Case Study 1-22 Organizational Reports to Stakeholders
The annual report is considered by some to be the single most important printed document that companies produce. In recent years, annual reports have become large documents. They now include such sections as letters to the stockholders, descriptions of the business, operating highlights, financial review, management discussion and analysis, segment reporting, and inflation data as well as the basic financial statements. The expansion has been due in part to a general increase in the degree of sophistication and complexity in accounting standards and disclosure requirements for financial reporting.
The expansion also reflects the change in the composition and level of sophistication of users. Current users include not only stockholders, but financial and securities analysts, potential investors, lending institutions, stockbrokers, customers, employees, and (whether the reporting company likes it or not) competitors. Thus, a report that was originally designed as a device for communicating basic financial information now attempts to meet the diverse needs of an expanding audience.

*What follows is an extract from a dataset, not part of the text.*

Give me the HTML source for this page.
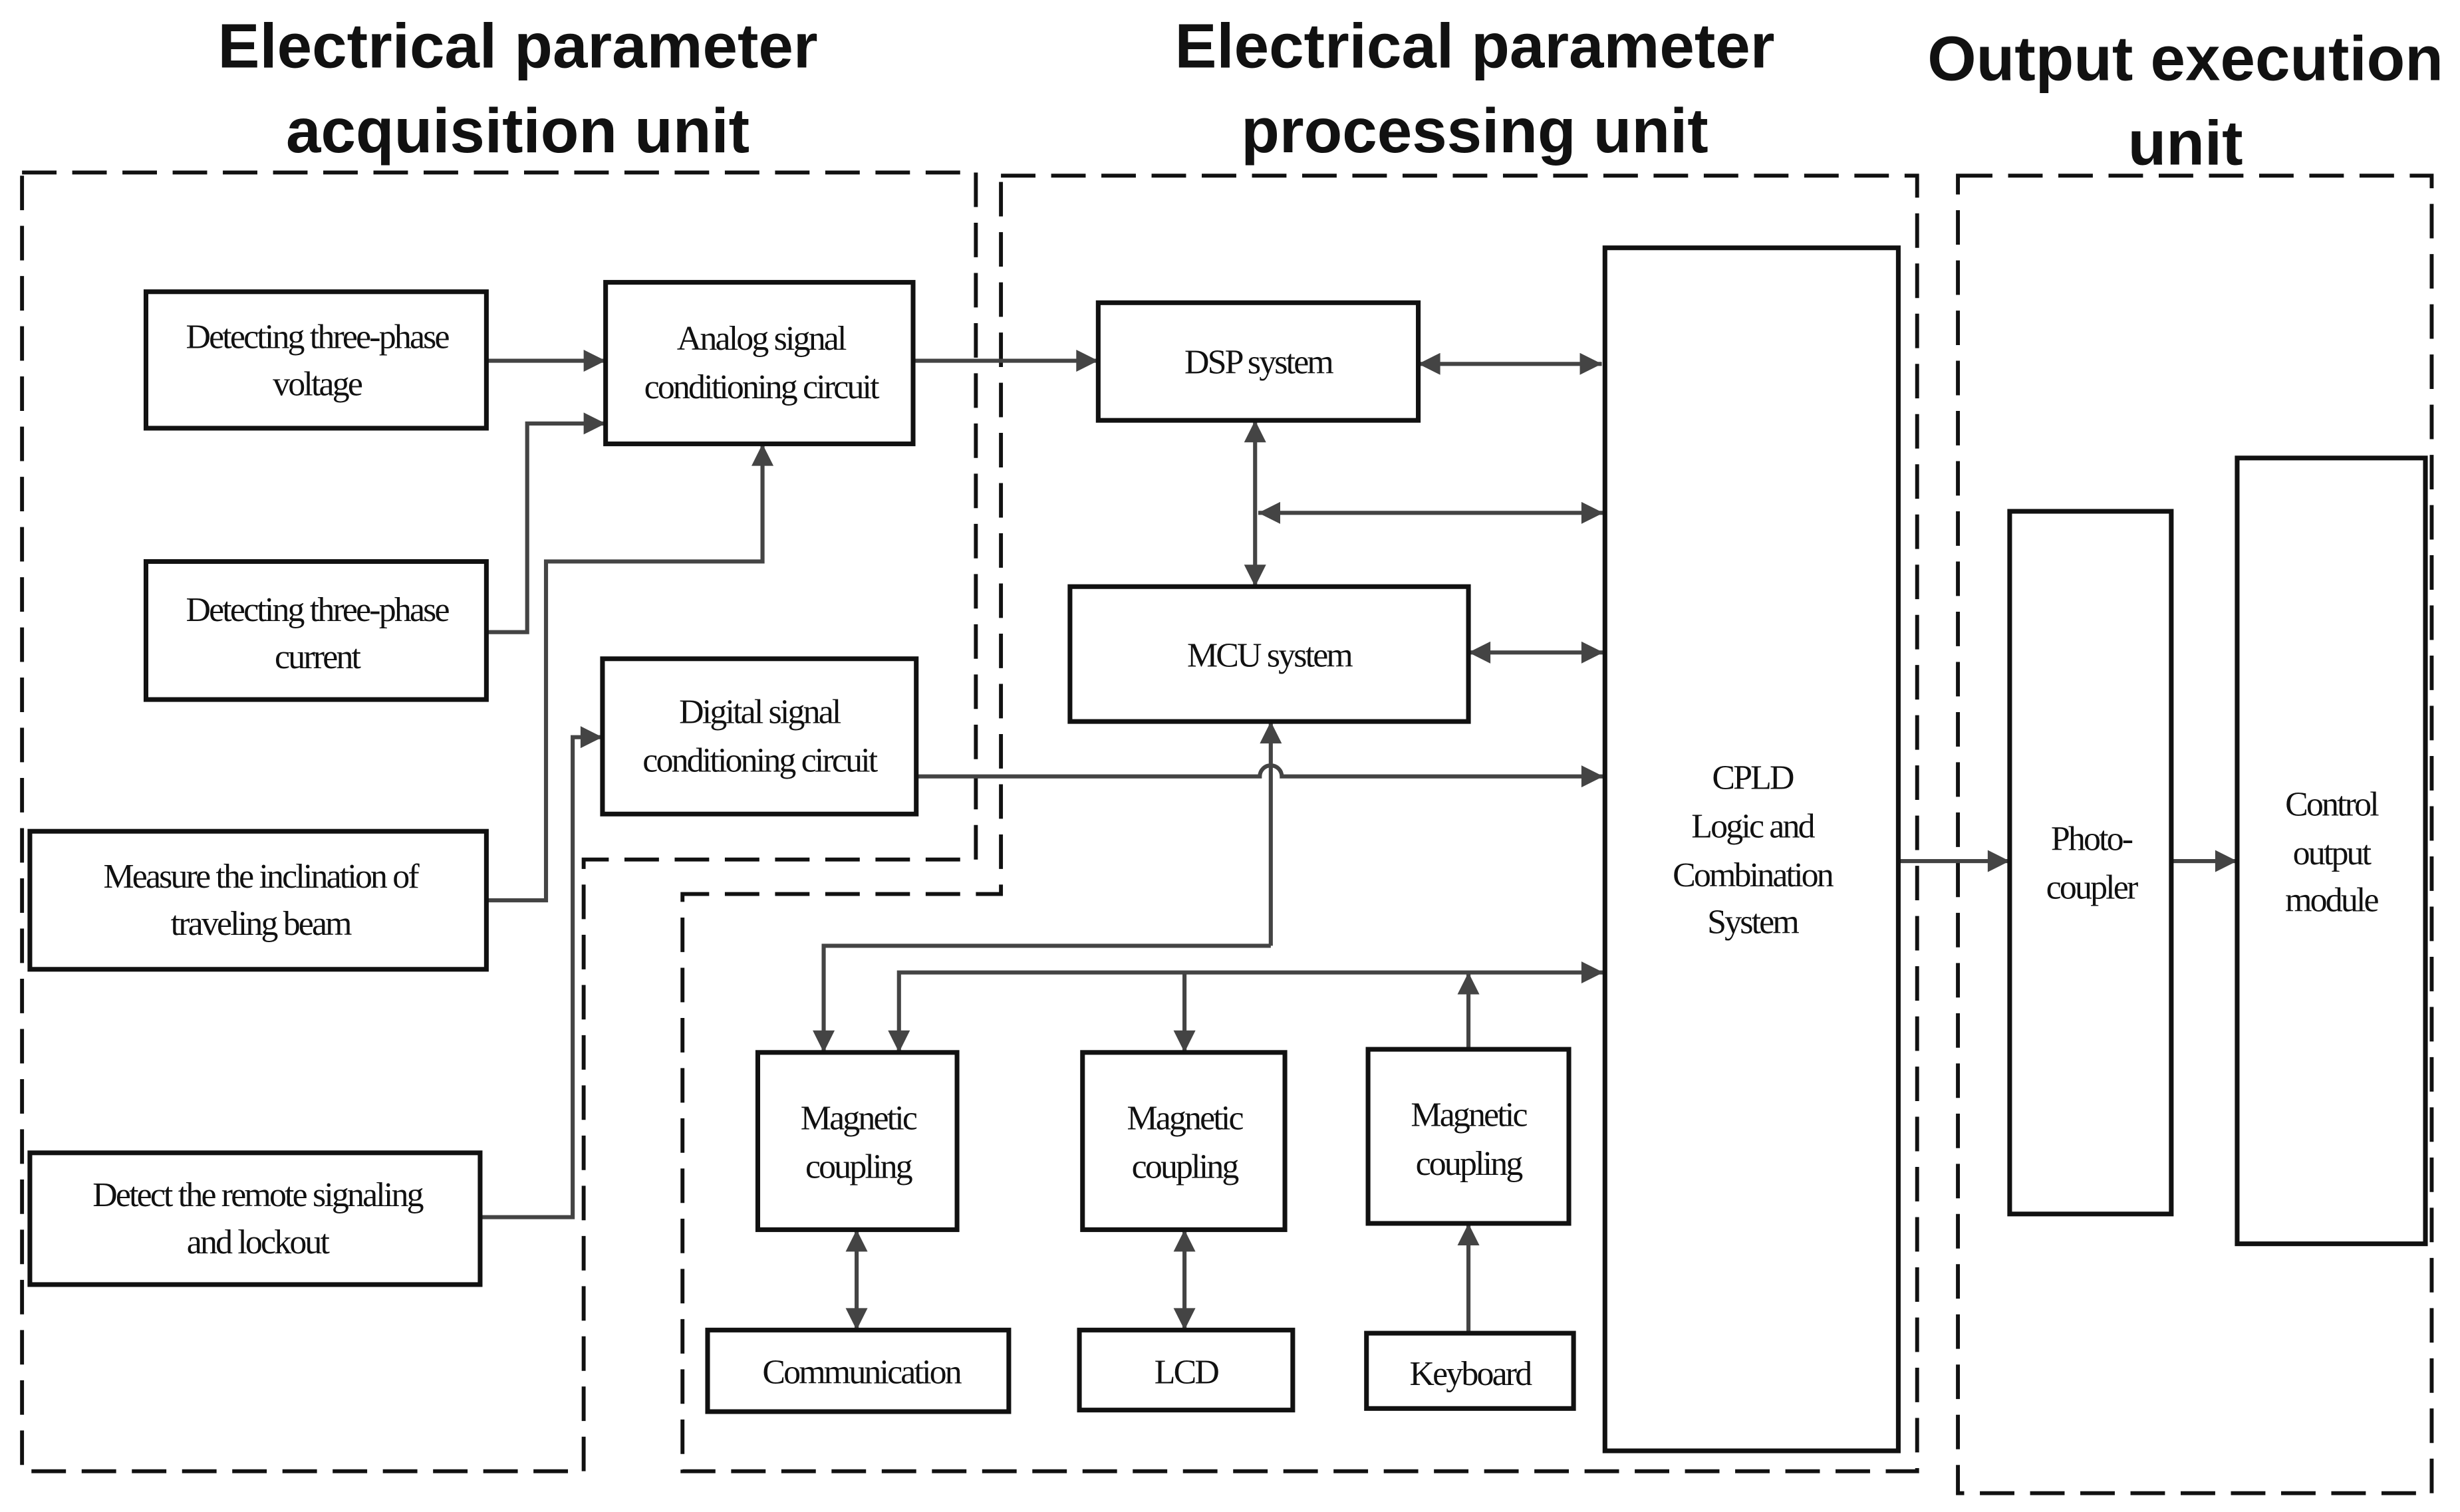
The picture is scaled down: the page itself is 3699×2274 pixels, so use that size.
<!DOCTYPE html>
<html><head><meta charset="utf-8"><style>
html,body{margin:0;padding:0;background:#fff;}
svg{display:block;}
.t{font-family:"Liberation Serif",serif;font-size:22px;letter-spacing:-1.2px;fill:#111;text-anchor:middle;}
.h{font-family:"Liberation Sans",sans-serif;font-weight:bold;font-size:40px;fill:#111;text-anchor:middle;}
.b{fill:#fff;stroke:#111;stroke-width:3;}
.d{fill:none;stroke:#111;stroke-width:2.5;stroke-dasharray:22,10;}
.c{fill:none;stroke:#444;stroke-width:2.6;}
</style></head><body>
<svg width="3699" height="2274" viewBox="0 0 1568 964" xmlns="http://www.w3.org/2000/svg">
<defs>
<marker id="m" viewBox="0 0 10 10" markerWidth="16" markerHeight="14" refX="10" refY="5" orient="auto-start-reverse" markerUnits="userSpaceOnUse">
<path d="M0,0 L10,5 L0,10 z" fill="#444"/>
</marker>
</defs>
<rect width="1568" height="964" fill="#fff"/>
<text class="h" x="330" y="43">Electrical parameter</text>
<text class="h" x="330" y="97">acquisition unit</text>
<text class="h" x="940" y="43">Electrical parameter</text>
<text class="h" x="940" y="97">processing unit</text>
<text class="h" x="1393" y="51">Output execution</text>
<text class="h" x="1393" y="105">unit</text>

<path class="d" d="M14,110 L622,110 L622,548 L372,548 L372,938 L14,938 Z"/>
<path class="d" d="M638,112 L1222,112 L1222,938 L435,938 L435,570 L638,570 Z"/>
<rect class="d" x="1248" y="112" width="302" height="840"/>

<path class="c" d="M310,230 L386,230" marker-end="url(#m)"/>
<path class="c" d="M310,403 L336,403 L336,270 L386,270" marker-end="url(#m)"/>
<path class="c" d="M310,574 L348,574 L348,358 L486,358 L486,283" marker-end="url(#m)"/>
<path class="c" d="M306,776 L365,776 L365,470 L384,470" marker-end="url(#m)"/>
<path class="c" d="M582,230 L700,230" marker-end="url(#m)"/>
<path class="c" d="M904,232 L1021,232" marker-start="url(#m)" marker-end="url(#m)"/>
<path class="c" d="M800,268 L800,374" marker-start="url(#m)" marker-end="url(#m)"/>
<path class="c" d="M802,327 L1022,327" marker-start="url(#m)" marker-end="url(#m)"/>
<path class="c" d="M936,416 L1022,416" marker-start="url(#m)" marker-end="url(#m)"/>
<path class="c" d="M584,495 L803,495 A7,7 0 0 1 817,495 L1022,495" marker-end="url(#m)"/>
<path class="c" d="M810,603 L810,460" marker-end="url(#m)"/>
<path class="c" d="M810,603 L525,603 L525,671" marker-end="url(#m)"/>
<path class="c" d="M573,671 L573,620 L1022,620" marker-start="url(#m)" marker-end="url(#m)"/>
<path class="c" d="M755,620 L755,671" marker-end="url(#m)"/>
<path class="c" d="M936,669 L936,620" marker-end="url(#m)"/>
<path class="c" d="M546,784 L546,848" marker-start="url(#m)" marker-end="url(#m)"/>
<path class="c" d="M755,784 L755,848" marker-start="url(#m)" marker-end="url(#m)"/>
<path class="c" d="M936,850 L936,780" marker-end="url(#m)"/>
<path class="c" d="M1210,549 L1281,549" marker-end="url(#m)"/>
<path class="c" d="M1384,549 L1426,549" marker-end="url(#m)"/>

<rect class="b" x="93" y="186" width="217" height="87"/>
<text class="t" x="202" y="222">Detecting three-phase</text><text class="t" x="202" y="252">voltage</text>
<rect class="b" x="93" y="358" width="217" height="88"/>
<text class="t" x="202" y="396">Detecting three-phase</text><text class="t" x="202" y="426">current</text>
<rect class="b" x="19" y="530" width="291" height="88"/>
<text class="t" x="166" y="566">Measure the inclination of</text><text class="t" x="166" y="596">traveling beam</text>
<rect class="b" x="19" y="735" width="287" height="84"/>
<text class="t" x="164" y="769">Detect  the remote signaling</text><text class="t" x="164" y="799">and lockout</text>
<rect class="b" x="386" y="180" width="196" height="103"/>
<text class="t" x="485" y="223">Analog signal</text><text class="t" x="485" y="254">conditioning circuit</text>
<rect class="b" x="384" y="420" width="200" height="99"/>
<text class="t" x="484" y="461">Digital signal</text><text class="t" x="484" y="492">conditioning circuit</text>
<rect class="b" x="700" y="193" width="204" height="75"/>
<text class="t" x="802" y="238">DSP system</text>
<rect class="b" x="682" y="374" width="254" height="86"/>
<text class="t" x="809" y="425">MCU system</text>
<rect class="b" x="1023" y="158" width="187" height="767"/>
<text class="t" x="1117" y="503">CPLD</text><text class="t" x="1117" y="534">Logic and</text><text class="t" x="1117" y="565">Combination</text><text class="t" x="1117" y="595">System</text>
<rect class="b" x="483" y="671" width="127" height="113"/>
<text class="t" x="547" y="720">Magnetic</text><text class="t" x="547" y="751">coupling</text>
<rect class="b" x="690" y="671" width="129" height="113"/>
<text class="t" x="755" y="720">Magnetic</text><text class="t" x="755" y="751">coupling</text>
<rect class="b" x="872" y="669" width="128" height="111"/>
<text class="t" x="936" y="718">Magnetic</text><text class="t" x="936" y="749">coupling</text>
<rect class="b" x="451" y="848" width="192" height="52"/>
<text class="t" x="549" y="882">Communication</text>
<rect class="b" x="688" y="848" width="136" height="51"/>
<text class="t" x="756" y="882">LCD</text>
<rect class="b" x="871" y="850" width="132" height="48"/>
<text class="t" x="937" y="883">Keyboard</text>
<rect class="b" x="1281" y="326" width="103" height="448"/>
<text class="t" x="1333" y="542">Photo-</text><text class="t" x="1333" y="573">coupler</text>
<rect class="b" x="1426" y="292" width="120" height="501"/>
<text class="t" x="1486" y="520">Control</text><text class="t" x="1486" y="551">output</text><text class="t" x="1486" y="581">module</text>
</svg>
</body></html>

Users hold conflicting views on the value of annual reports. Some argue that annual reports fail to provide enough information, whereas others believe that disclosures in annual reports have expanded to the point where they create information overload. The future of most companies depends on acceptance by the investing public and by their customers; therefore, companies should take this opportunity to communicate well-defined corporate strategies.
1. The mission of the US Securities and Exchange Commission (SEC) is to protect investors, maintain fair, orderly, and efficient markets, and facilitate capital formation. Identify several ways that the SEC accomplishes its mission.
2. The goal of preparing an annual report is to communicate information from a company to its targeted users. (a) Identify and discuss the basic factors of communication that must be considered in the presentation of this information. (b) Discuss the communication problems a company faces in preparing the annual report due to the diversity of the users being addressed.
3. Select two types of information found in an annual report, other than the financial statements and accompanying footnotes, and describe how they are useful to the users of annual reports.
4. Discuss at least two advantages and two disadvantages of stating well-defined corporate strategies in the annual report.
5. Evaluate the effectiveness of annual reports in fulfilling the information needs of the following current and potential users: (a) shareholders, (b) creditors, (c) employees, (d) customers, and (e) financial analysts.
6. Annual reports are public and accessible to anyone, including competitors. Discuss how this affects decisions about what information should be provided in annual reports.